O propósito é evitar que um dano irreversível ocorra aos direitos
políticos de Lula.
Se
considerarmos todas as decisões judiciais já proferidas contra
Lula, parece precipitado, à primeira vista.
Mas
considere que esse organismo analisa casos de violações de direitos
políticos de vários países do mundo e que, neste caso Lula, pesam
contra a posição mais restritiva adotada pelo Brasil o fato de que
Lula está sendo privado de seus direitos políticos (privação, não
restrição apenas) sem que o novo regime de sua prisão tenha sido
validado, de modo definitivo, pela Justiça do Brasil em controle
abstrato. Lembre que o tema da prisão em segunda instância ainda
aguarda o julgamento de duas ADCs no STF - sobre a
constitucionalidade do Art. 283 do CPP, que não autoriza prisão em
2o instância, sem trânsito em julgado.
Pra
piorar as coisas, o réu cumpre pena fora do sistema prisional. Está
acomodado provisoriamente na sede na Policia Federal.
Como
explicar a um Organismo Internacional que o Devido Processo está
sendo observado neste caso? É difícil.
Note:
o réu cumpre pena num regime novo de prisão (prisão sem o transito
em julgado da decisão condenatória), e contra esse novo regime há
duas ADC ajuizadas pela OAB-Federal ainda pendentes de julgamento. E
o réu está preso fora do sistema prisional, numa instalação
improvisada na sede da Policia Federal.
Junto
disso, as eleições e o risco de dano irreparável aos direitos
políticos de Lula.
Parece-me
que apesar de a Ratificação do Protocolo que embasou a decisão do
Comitê ter sido feita sem o Decreto Presidencial, a Presidência o
aceitou. Há quase uma década que a ratificação foi feita. O ato é
válido. E o Brasil o incorporou ao direito interno.
O
Brasil pode agora, em cima da hora, denunciar esse ato se quiser.

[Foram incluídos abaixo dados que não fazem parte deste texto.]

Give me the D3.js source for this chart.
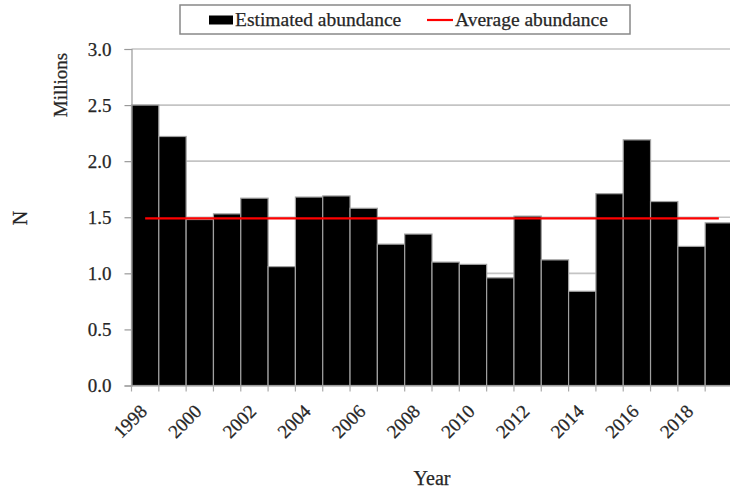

Pode, mas não deve. Não podemos brincar com o sistema internacional
de tratados e compromissos assumidos voluntariamente.
O
Brasil tem obrigação jurídica de aceitar as decisões desse
Comitê, pois o caso é de reclamação individual depois de
esgotadas as instâncias recursais internas e as circunstâncias da
prisão são atípicas para o direito brasileiro. Além disso, a
interpretação dos tribunais sobre sua validade desse regime de
prisão ainda não é definitiva.
A
dúvida, no sistema internacional de direitos humanos, favorece o
réu.
Se
o Brasil não aceitar a decisão provisória, isso equivale a uma
DENUNCIA do Protocolo Facultativo. E no inicio de um processo
eleitoral, o custo político de uma Denúncia desse compromisso
voluntário com direito humanos seria altíssimo.
Se
o Brasil aceitar a decisão provisória, isso equivale a uma
afirmação dos compromissos do Brasil com o Sistema de Direitos das
Nações Unidas, com a governança global.
Se
Lula puder exercer seus direitos políticos, mesmo na condição de
preso, a Democracia brasileira terá seu maior teste de resiliência.
O
STF pode julgar a ADC 43 e 44, e acabar com a dúvidas jurídicas
sobre o regime de prisão em segunda instância. Os eleitores podem
dizer, nas urnas, se desejam, ou não, um Presidente condenado pela
Justiça.
Essa
é a pedra no caminho da democracia do Brasil, neste ano de 2018.